Se a história de seis décadas não fosse tão rica de exemplos, restaria o meu próprio testemunho pessoal. Quando, antevendo as reações insultuosas e burras, coloquei satiricamente na abertura de um de meus livros um “formulário-padrão para a redação de críticas”, todo ele constituído dos chavões de praxe colhidos na literatura crítica esquerdista, nem eu mesmo imaginava que seria preenchido tão fielmente por Gerd Bornheim, Muniz Sodré, Emir Sader, Carlos Nelson Coutinho, Marilena Chauí e outros rotuladores compulsivos, todos com pose de intelectuais respeitáveis, todos abstendo-se de tentar refutar uma só linha de minhas alegações.

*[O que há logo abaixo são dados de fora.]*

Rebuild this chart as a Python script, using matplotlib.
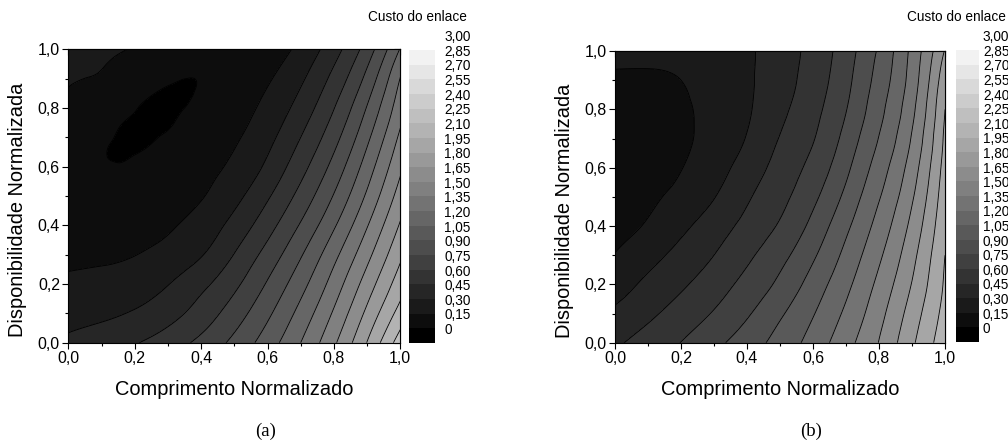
import numpy as np
import matplotlib
matplotlib.use("Agg")
import matplotlib.pyplot as plt
import matplotlib.tri as mtri
from matplotlib.ticker import MultipleLocator, FuncFormatter

plt.rcParams["font.family"] = ["Liberation Sans", "DejaVu Sans"]

# grade dos dados
comprimento = [0.0, 0.1, 0.2, 0.3, 0.4, 0.5, 0.6, 0.7, 0.8, 0.9, 1.0]
disponibilidade = [0.0, 0.1, 0.2, 0.3, 0.4, 0.5, 0.6, 0.7, 0.8, 0.9, 1.0]

# custo do enlace (a) - linhas: disponibilidade, colunas: comprimento
custo_a = [
    [0.48, 0.53, 0.59, 0.675, 0.79, 0.94, 1.125, 1.35, 1.625, 1.955, 2.33],
    [0.395, 0.42, 0.465, 0.545, 0.665, 0.825, 1.02, 1.25, 1.52, 1.835, 2.16],
    [0.325, 0.34, 0.37, 0.445, 0.56, 0.715, 0.915, 1.145, 1.415, 1.72, 2.03],
    [0.27, 0.277, 0.297, 0.35, 0.44, 0.605, 0.805, 1.035, 1.305, 1.605, 1.92],
    [0.232, 0.228, 0.236, 0.28, 0.36, 0.50, 0.69, 0.915, 1.18, 1.49, 1.815],
    [0.21, 0.19, 0.195, 0.23, 0.29, 0.405, 0.58, 0.80, 1.06, 1.375, 1.715],
    [0.203, 0.162, 0.172, 0.205, 0.25, 0.33, 0.48, 0.695, 0.95, 1.27, 1.62],
    [0.215, 0.172, 0.125, 0.165, 0.21, 0.28, 0.405, 0.60, 0.845, 1.165, 1.53],
    [0.26, 0.21, 0.156, 0.126, 0.184, 0.245, 0.34, 0.51, 0.745, 1.06, 1.44],
    [0.32, 0.28, 0.216, 0.166, 0.155, 0.215, 0.285, 0.425, 0.645, 0.945, 1.355],
    [0.41, 0.35, 0.285, 0.228, 0.192, 0.19, 0.23, 0.34, 0.54, 0.82, 1.21],
]

# leituras extras (a): centros das células em torno do mínimo (elipse escura)
extra_a_x = [0.05, 0.15, 0.25, 0.35, 0.45,
             0.05, 0.15, 0.25, 0.35, 0.45,
             0.05, 0.15, 0.25, 0.35, 0.45,
             0.05, 0.15, 0.25, 0.35, 0.45,
             0.05, 0.15, 0.25, 0.35, 0.45]
extra_a_y = [0.55, 0.55, 0.55, 0.55, 0.55,
             0.65, 0.65, 0.65, 0.65, 0.65,
             0.75, 0.75, 0.75, 0.75, 0.75,
             0.85, 0.85, 0.85, 0.85, 0.85,
             0.95, 0.95, 0.95, 0.95, 0.95]
extra_a_v = [0.178, 0.175, 0.20, 0.24, 0.31,
             0.172, 0.138, 0.166, 0.205, 0.262,
             0.205, 0.16, 0.122, 0.172, 0.225,
             0.26, 0.205, 0.156, 0.138, 0.20,
             0.335, 0.275, 0.215, 0.178, 0.18]

# custo do enlace (b)
custo_b = [
    [0.575, 0.663, 0.753, 0.86, 0.976, 1.107, 1.259, 1.446, 1.655, 1.923, 2.19],
    [0.48, 0.569, 0.663, 0.762, 0.882, 1.028, 1.19, 1.378, 1.60, 1.868, 2.15],
    [0.38, 0.483, 0.577, 0.68, 0.796, 0.934, 1.113, 1.311, 1.539, 1.807, 2.12],
    [0.305, 0.397, 0.497, 0.60, 0.72, 0.852, 1.027, 1.241, 1.473, 1.753, 2.10],
    [0.255, 0.315, 0.415, 0.526, 0.644, 0.767, 0.943, 1.167, 1.406, 1.693, 2.07],
    [0.23, 0.274, 0.341, 0.444, 0.58, 0.707, 0.865, 1.088, 1.338, 1.631, 2.04],
    [0.215, 0.235, 0.295, 0.391, 0.514, 0.655, 0.798, 1.014, 1.272, 1.573, 2.01],
    [0.21, 0.225, 0.27, 0.355, 0.458, 0.607, 0.741, 0.95, 1.206, 1.514, 1.98],
    [0.22, 0.232, 0.275, 0.347, 0.433, 0.561, 0.704, 0.894, 1.153, 1.462, 1.95],
    [0.27, 0.27, 0.30, 0.367, 0.431, 0.534, 0.67, 0.857, 1.109, 1.418, 1.90],
    [0.36, 0.36, 0.37, 0.39, 0.43, 0.528, 0.648, 0.831, 1.071, 1.391, 1.81],
]

niveis = [round(0.15 * i, 2) for i in range(21)]
cinzas = [str(round(i / 20, 3)) for i in range(20)]
rotulos_barra = ["0"] + [f"{v:.2f}".replace(".", ",") for v in niveis[1:]]

virgula = FuncFormatter(lambda v, p: f"{v:.1f}".replace(".", ","))

W, H = 1008, 448
fig = plt.figure(figsize=(W / 100, H / 100), dpi=100)


def px(x0, y0, x1, y1):
    # retângulo em pixels (topo-esquerda) -> coordenadas da figura
    return [x0 / W, 1 - y1 / H, (x1 - x0) / W, (y1 - y0) / H]


def painel(ax_box, cb_box, custo, extra, rotulo_x, titulo_x, titulo_ha, letra_x, letra):
    ax = fig.add_axes(px(*ax_box))
    cax = fig.add_axes(px(*cb_box))

    X, Y = np.meshgrid(comprimento, disponibilidade)
    xs = np.concatenate([X.ravel(), extra[0]])
    ys = np.concatenate([Y.ravel(), extra[1]])
    zs = np.concatenate([np.array(custo).ravel(), extra[2]])
    tri = mtri.Triangulation(xs, ys)
    refiner = mtri.UniformTriRefiner(tri)
    tri_f, z_f = refiner.refine_field(zs, subdiv=4)

    cf = ax.tricontourf(tri_f, z_f, levels=niveis, colors=cinzas)
    ax.tricontour(tri_f, z_f, levels=niveis, colors="black", linewidths=0.6)

    ax.set_xlim(0, 1)
    ax.set_ylim(0, 1)
    for eixo in (ax.xaxis, ax.yaxis):
        eixo.set_major_locator(MultipleLocator(0.2))
        eixo.set_minor_locator(MultipleLocator(0.1))
        eixo.set_major_formatter(virgula)
    ax.tick_params(which="both", direction="out", width=0.8, labelsize=11.5, pad=2)
    ax.tick_params(which="major", length=4)
    ax.tick_params(which="minor", length=2.5)
    for s in ax.spines.values():
        s.set_linewidth(0.8)

    topo = ax.secondary_xaxis("top")
    direita = ax.secondary_yaxis("right")
    for sec, eixo in ((topo, topo.xaxis), (direita, direita.yaxis)):
        eixo.set_major_locator(MultipleLocator(0.2))
        eixo.set_minor_locator(MultipleLocator(0.1))
        sec.tick_params(which="both", direction="in", width=0.8,
                        labeltop=False, labelright=False)
        sec.tick_params(which="major", length=4)
        sec.tick_params(which="minor", length=2.5)

    ax.set_xlabel("Comprimento Normalizado", fontsize=14.4)
    ax.set_ylabel("Disponibilidade Normalizada", fontsize=14.4)
    ax.xaxis.set_label_coords(0.5, -0.127)
    ax.yaxis.set_label_coords(-0.125, 0.452)

    cb = fig.colorbar(cf, cax=cax)
    cb.outline.set_visible(False)
    cax.set_yticks([])
    for v, txt in zip(niveis, rotulos_barra):
        cax.text(rotulo_x, v / 3.0 + 0.044, txt, transform=cax.transAxes,
                 ha="left", va="center", fontsize=9.8, clip_on=False)

    fig.text(titulo_x / W, 1 - 17 / H, "Custo do enlace", ha=titulo_ha,
             va="center", fontsize=9.8)
    fig.text(letra_x / W, 1 - 431 / H, letra, ha="center", va="center",
             fontsize=13.5, family=["Liberation Serif", "DejaVu Serif"])


painel((68.3, 49.3, 400.3, 342.7), (409, 50, 435, 343), custo_a,
       (extra_a_x, extra_a_y, extra_a_v), 1.35, 417, "center", 266, "(a)")
painel((615, 51, 945, 342.7), (956, 50, 979, 342), custo_b,
       ([], [], []), 1.17, 1006, "right", 811, "(b)")

fig.savefig("out.png", dpi=100, facecolor="white")
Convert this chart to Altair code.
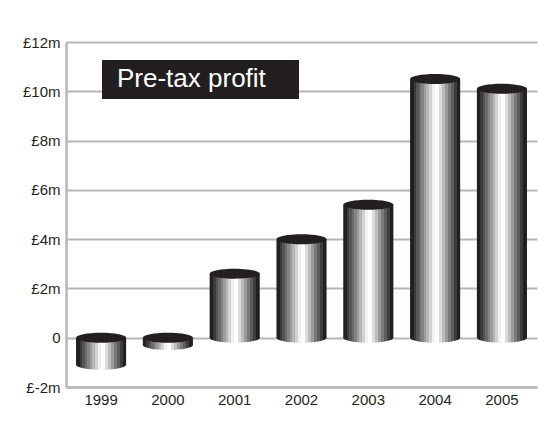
import altair as alt
import pandas as pd

# ---- data ----
years = ["1999", "2000", "2001", "2002", "2003", "2004", "2005"]
profit = [-1.1, -0.3, 2.6, 4.0, 5.4, 10.5, 10.1]
y_ticks = [-2, 0, 2, 4, 6, 8, 10, 12]
y_tick_labels = ["£-2m", "0", "£2m", "£4m", "£6m", "£8m", "£10m", "£12m"]
title_text = ["Pre-tax profit"]

df = pd.DataFrame({"year": years, "profit": profit})

# ---- style ----
FONT = "Liberation Sans"
DARK = "#231f20"
GRID = "#b6b6b9"

band_colors = ["#231f20", "#3c3a3b", "#555555", "#6c6c6c", "#848484", "#9c9c9c",
               "#b6b6b6", "#d2d2d2", "#f2f2f2", "#ffffff", "#dcdcdc", "#bcbcbc",
               "#9a9a9a", "#7a7a7a", "#5c5c5c", "#3e3c3d", "#231f20"]
edges = [0.0, 0.07, 0.12, 0.17, 0.22, 0.27, 0.32, 0.37, 0.43, 0.49, 0.57, 0.63,
         0.69, 0.75, 0.81, 0.87, 0.93, 1.0]
stops = []
for c, a, b in zip(band_colors, edges[:-1], edges[1:]):
    stops.append(alt.GradientStop(offset=a, color=c))
    stops.append(alt.GradientStop(offset=b, color=c))
grad = alt.LinearGradient(gradient="linear", stops=stops, x1=0, x2=1, y1=0, y2=0)

ellipse = "M -1 0 A 1 0.2 0 1 0 1 0 A 1 0.2 0 1 0 -1 0 Z"
PLOT_W, PLOT_H = 471, 345
P_IN, P_OUT = 0.25, 0.15
step = PLOT_W / (len(years) - P_IN + 2 * P_OUT)
bw = step * (1 - P_IN)
sym_size = bw * bw

label_expr = "".join(f"datum.value == {v} ? '{l}' : " for v, l in zip(y_ticks, y_tick_labels)) + "''"

xenc = alt.X("year:N", sort=years,
             scale=alt.Scale(paddingInner=P_IN, paddingOuter=P_OUT),
             axis=alt.Axis(title=None, labelAngle=0, ticks=False, labelPadding=5,
                           grid=False))
yscale = alt.Scale(domain=[-2, 12], nice=False, zero=False)
yaxis = alt.Axis(values=y_ticks, title=None, ticks=False, labelPadding=6,
                 labelExpr=label_expr, grid=True)

base = alt.Chart(df).transform_calculate(
    top="max(datum.profit, 0)", bot="min(datum.profit, 0)"
)

bottom_ell = base.mark_point(shape=ellipse, size=sym_size, filled=True, fill=grad,
                             opacity=1, strokeWidth=0).encode(
    x=xenc, y=alt.Y("bot:Q", scale=yscale, axis=yaxis))

bars = base.mark_bar(fill=grad, opacity=1).encode(
    x=xenc,
    y=alt.Y("profit:Q", scale=yscale, axis=yaxis),
    y2=alt.datum(0),
)

top_ell = base.mark_point(shape=ellipse, size=sym_size, filled=True, fill=DARK,
                          opacity=1, strokeWidth=0).encode(
    x=xenc, y=alt.Y("top:Q", scale=yscale, axis=yaxis))

ann = alt.Chart(pd.DataFrame({"t": title_text}))
box = ann.mark_rect(color=DARK).encode(
    x=alt.value(36), x2=alt.value(233), y=alt.value(18), y2=alt.value(57))
txt = ann.mark_text(align="left", baseline="alphabetic", font=FONT, fontSize=26,
                    color="white").encode(
    x=alt.value(51), y=alt.value(45), text="t:N")

chart = alt.layer(bottom_ell, bars, top_ell, box, txt).properties(
    width=PLOT_W, height=PLOT_H,
    autosize=alt.AutoSizeParams(type="none"),
    padding={"left": 58, "top": 34, "right": 12, "bottom": 30},
    background="white",
).configure_view(stroke=None).configure_axis(
    domainColor=GRID, domainWidth=2.5, gridColor=GRID, gridWidth=2,
    labelFont=FONT, labelFontSize=15, labelColor=DARK,
)

chart.save("out.html", embed_options={"renderer": "svg", "actions": False})
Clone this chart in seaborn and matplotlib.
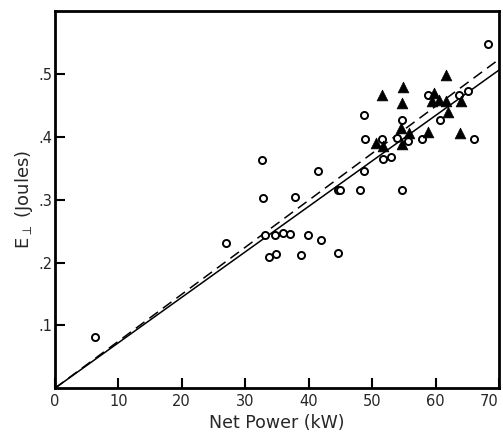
import numpy as np
import pandas as pd
import matplotlib
matplotlib.use("Agg")
import matplotlib.pyplot as plt
import seaborn as sns

# Open circles
circ_x = [6.3, 26.9, 32.6, 32.8, 33.2, 33.8, 34.8, 34.7, 35.9, 37.0, 37.8, 38.8, 39.9,
          41.5, 41.9, 44.7, 44.7, 44.9, 48.1, 48.8, 48.9, 48.8, 51.6, 51.8, 53.0, 53.9,
          54.7, 54.7, 55.7, 57.8, 58.8, 60.7, 63.7, 65.1, 66.1, 68.2]
circ_y = [0.081, 0.231, 0.363, 0.302, 0.243, 0.209, 0.214, 0.244, 0.247, 0.246, 0.304, 0.212, 0.244,
          0.346, 0.236, 0.316, 0.215, 0.315, 0.315, 0.434, 0.397, 0.345, 0.396, 0.365, 0.367, 0.398,
          0.426, 0.316, 0.394, 0.396, 0.467, 0.426, 0.466, 0.472, 0.397, 0.547]

# Filled triangles
tri_x = [50.6, 51.5, 51.7, 54.5, 54.7, 54.7, 54.8, 55.8, 58.8, 59.5, 59.8, 60.6, 61.6,
         61.7, 61.9, 63.9, 64.0]
tri_y = [0.390, 0.467, 0.385, 0.414, 0.388, 0.454, 0.479, 0.406, 0.407, 0.457, 0.470, 0.459, 0.457,
         0.498, 0.439, 0.406, 0.457]

# Fit lines (through origin)
line_x = [0, 70]
solid_y = [0.0, 0.506]
dashed_y = [0.0, 0.523]

x_ticks = [0, 10, 20, 30, 40, 50, 60, 70]
y_ticks = [0.1, 0.2, 0.3, 0.4, 0.5]
y_ticklabels = [".1", ".2", ".3", ".4", ".5"]

sns.set_style("ticks")
plt.rcParams['font.family'] = ['DejaVu Sans']
plt.rcParams['mathtext.default'] = 'regular'

fig = plt.figure(figsize=(5.03, 4.38), dpi=100)
ax = fig.add_axes([0.109, 0.1135, 0.883, 0.8615])

df_c = pd.DataFrame({"x": circ_x, "y": circ_y})
df_t = pd.DataFrame({"x": tri_x, "y": tri_y})
df_s = pd.DataFrame({"x": line_x, "y": solid_y})
df_d = pd.DataFrame({"x": line_x, "y": dashed_y})

sns.lineplot(data=df_s, x="x", y="y", ax=ax, color="black", linewidth=1.1)
sns.lineplot(data=df_d, x="x", y="y", ax=ax, color="black", linewidth=1.1,
             linestyle=(0, (7, 4)))
sns.scatterplot(data=df_c, x="x", y="y", ax=ax, marker="o", s=26,
                facecolor="white", edgecolor="black", linewidth=1.4, zorder=3)
sns.scatterplot(data=df_t, x="x", y="y", ax=ax, marker="^", s=60,
                color="black", edgecolor="black", linewidth=0.5, zorder=4)

ax.set_xlim(0, 70)
ax.set_ylim(0, 0.6)
ax.set_xticks(x_ticks)
ax.set_xticklabels([str(t) for t in x_ticks])
ax.set_yticks(y_ticks)
ax.set_yticklabels(y_ticklabels)
ax.tick_params(direction="in", length=7, width=1.5, labelsize=10.5, color="black")
ax.tick_params(axis="x", pad=4)
ax.tick_params(axis="y", pad=2)
ax.get_xticklabels()[-1].set_horizontalalignment("right")
ax.get_xticklabels()[-1].set_x(70)
for sp in ax.spines.values():
    sp.set_linewidth(2)
    sp.set_color("black")
    sp.set_visible(True)

ax.set_xlabel("Net Power (kW)", fontsize=12.5, labelpad=4)
ax.set_ylabel(r"$E_{\perp}$ (Joules)", fontsize=13, labelpad=2)

fig.savefig("out.png", dpi=100)
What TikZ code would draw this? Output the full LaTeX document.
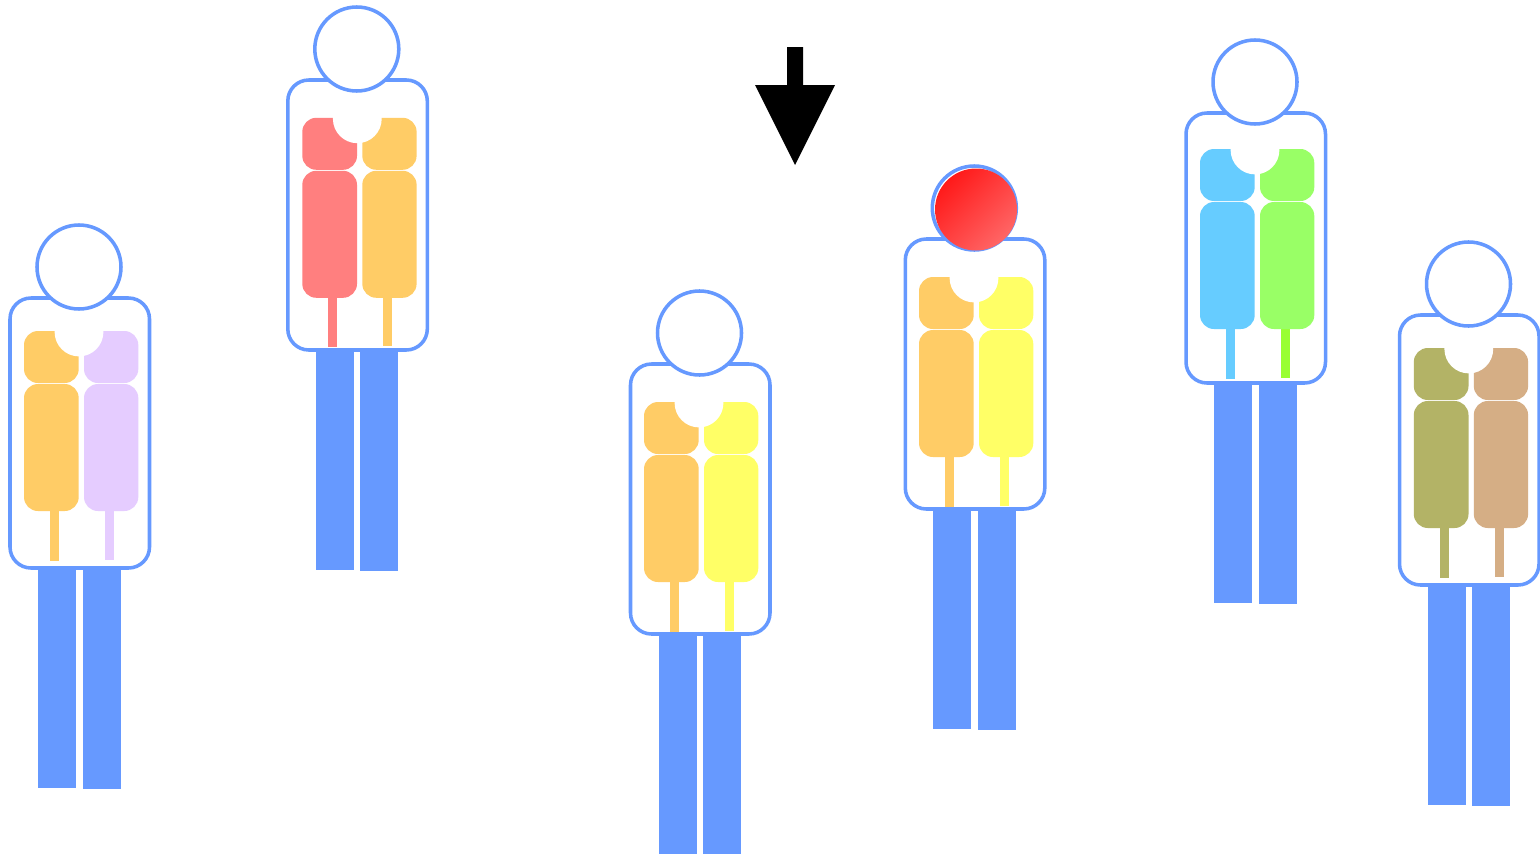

Desde então, as carimbações infamantes e insinuações criminosas não pararam de cair sobre mim às dúzias, às centenas, criando uma imagem postiça de sujeito odioso e fanático, que, exibida a jovens ignorantes nos bancos de universidades, desperta neles uma compreensível vontade de me matar. Prosseguida por tempo suficiente, espalhando-se em círculos cada vez mais amplos, a acumulação de infâmias alcança o resultado previsto por Lênin: torna-se indução à violência. O adversário não é refutado, mas é destruído. Como o pavio é longo, os primeiros a acendê-lo estão agora longe demais para ser lembrados. Pairam acima de qualquer suspeita. Virando o rosto para não enxergar a ação de suas palavras, conservam a consciência tranqüila e um ar de dignidade e moderação verdadeiramente admiráveis.